GIVEN ENTRIES:

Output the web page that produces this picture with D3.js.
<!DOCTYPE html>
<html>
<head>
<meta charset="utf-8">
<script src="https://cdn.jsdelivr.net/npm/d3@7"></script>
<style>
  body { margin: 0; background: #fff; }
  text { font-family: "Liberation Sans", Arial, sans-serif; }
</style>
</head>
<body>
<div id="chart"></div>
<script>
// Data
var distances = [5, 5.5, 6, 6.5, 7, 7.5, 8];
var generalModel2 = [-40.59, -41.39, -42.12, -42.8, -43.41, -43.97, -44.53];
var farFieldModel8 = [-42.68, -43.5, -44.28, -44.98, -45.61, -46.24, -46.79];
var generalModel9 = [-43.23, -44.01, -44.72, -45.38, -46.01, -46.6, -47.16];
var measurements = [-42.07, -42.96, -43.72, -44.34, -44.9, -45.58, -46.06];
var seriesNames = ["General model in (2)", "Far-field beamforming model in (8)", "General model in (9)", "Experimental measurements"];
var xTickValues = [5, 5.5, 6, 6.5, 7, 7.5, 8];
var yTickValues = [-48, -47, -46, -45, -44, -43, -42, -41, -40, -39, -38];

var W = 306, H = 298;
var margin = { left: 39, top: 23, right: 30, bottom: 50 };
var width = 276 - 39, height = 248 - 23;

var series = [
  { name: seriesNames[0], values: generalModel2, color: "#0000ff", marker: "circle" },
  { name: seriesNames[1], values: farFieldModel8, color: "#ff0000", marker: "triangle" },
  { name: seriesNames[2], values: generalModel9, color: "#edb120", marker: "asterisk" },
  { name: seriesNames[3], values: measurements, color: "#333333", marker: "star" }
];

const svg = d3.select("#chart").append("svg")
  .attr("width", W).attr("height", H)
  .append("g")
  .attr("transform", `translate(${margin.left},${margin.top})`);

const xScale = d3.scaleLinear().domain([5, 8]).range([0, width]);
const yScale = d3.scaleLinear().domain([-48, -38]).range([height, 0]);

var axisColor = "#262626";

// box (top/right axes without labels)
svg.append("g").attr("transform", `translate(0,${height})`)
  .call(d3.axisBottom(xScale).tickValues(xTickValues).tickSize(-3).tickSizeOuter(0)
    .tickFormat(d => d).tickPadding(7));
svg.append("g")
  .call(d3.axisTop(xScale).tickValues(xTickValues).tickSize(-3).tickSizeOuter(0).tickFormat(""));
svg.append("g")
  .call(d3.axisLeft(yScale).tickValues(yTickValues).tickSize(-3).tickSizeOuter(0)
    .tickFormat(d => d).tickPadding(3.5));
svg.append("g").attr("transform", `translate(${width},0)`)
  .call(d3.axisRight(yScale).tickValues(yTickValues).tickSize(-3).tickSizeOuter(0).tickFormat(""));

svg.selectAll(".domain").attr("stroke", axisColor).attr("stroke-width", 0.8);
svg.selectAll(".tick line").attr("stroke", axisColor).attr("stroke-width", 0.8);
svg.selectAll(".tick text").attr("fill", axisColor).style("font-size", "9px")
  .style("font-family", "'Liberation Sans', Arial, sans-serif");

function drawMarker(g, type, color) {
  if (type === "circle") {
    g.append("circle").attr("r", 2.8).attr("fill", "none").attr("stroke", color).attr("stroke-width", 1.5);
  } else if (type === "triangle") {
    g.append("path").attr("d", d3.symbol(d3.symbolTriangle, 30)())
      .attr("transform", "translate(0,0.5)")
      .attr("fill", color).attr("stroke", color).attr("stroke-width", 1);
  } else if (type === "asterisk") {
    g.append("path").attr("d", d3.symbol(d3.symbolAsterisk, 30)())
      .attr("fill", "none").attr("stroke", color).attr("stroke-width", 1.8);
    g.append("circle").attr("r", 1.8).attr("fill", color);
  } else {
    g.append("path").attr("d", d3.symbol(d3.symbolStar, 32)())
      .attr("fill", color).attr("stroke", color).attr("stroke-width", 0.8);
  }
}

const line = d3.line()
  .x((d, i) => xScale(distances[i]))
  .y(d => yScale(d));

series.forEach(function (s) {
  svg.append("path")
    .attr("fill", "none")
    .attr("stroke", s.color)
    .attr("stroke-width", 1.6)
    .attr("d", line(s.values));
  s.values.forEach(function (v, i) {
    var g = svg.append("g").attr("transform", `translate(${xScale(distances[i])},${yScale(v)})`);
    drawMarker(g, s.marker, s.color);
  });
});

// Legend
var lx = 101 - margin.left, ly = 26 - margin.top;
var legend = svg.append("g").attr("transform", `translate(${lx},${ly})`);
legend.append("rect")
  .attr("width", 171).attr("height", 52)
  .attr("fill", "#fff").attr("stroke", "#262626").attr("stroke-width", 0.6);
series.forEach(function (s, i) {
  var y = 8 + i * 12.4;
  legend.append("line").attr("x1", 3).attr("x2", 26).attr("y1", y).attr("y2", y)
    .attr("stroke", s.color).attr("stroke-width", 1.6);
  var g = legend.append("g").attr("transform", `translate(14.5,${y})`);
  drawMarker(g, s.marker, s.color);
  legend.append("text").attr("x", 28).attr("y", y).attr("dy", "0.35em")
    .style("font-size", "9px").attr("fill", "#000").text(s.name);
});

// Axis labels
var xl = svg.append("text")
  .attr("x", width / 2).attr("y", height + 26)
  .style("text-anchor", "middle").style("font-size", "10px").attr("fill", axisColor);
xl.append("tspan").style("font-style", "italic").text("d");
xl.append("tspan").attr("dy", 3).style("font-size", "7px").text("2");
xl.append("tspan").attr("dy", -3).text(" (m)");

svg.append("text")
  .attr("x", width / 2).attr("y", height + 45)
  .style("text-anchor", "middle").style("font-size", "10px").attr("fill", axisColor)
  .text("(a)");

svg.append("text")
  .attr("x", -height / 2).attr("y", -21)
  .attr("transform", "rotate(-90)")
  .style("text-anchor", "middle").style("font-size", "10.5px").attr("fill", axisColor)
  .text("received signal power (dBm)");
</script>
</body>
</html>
...
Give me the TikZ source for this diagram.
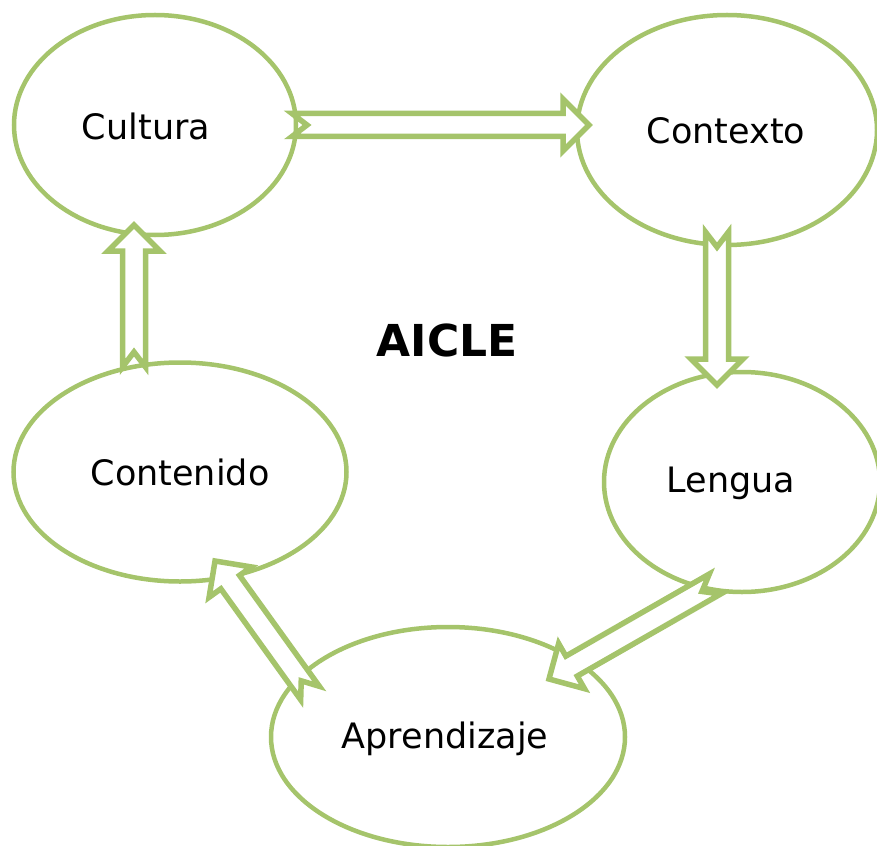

REQUIRED WORK: Only lines holding the string "this" are wanted; gather each one from the entries above.

ANSWER BELOW:
Output the web page that produces this picture with D3.js.
Give me the TikZ source for this diagram.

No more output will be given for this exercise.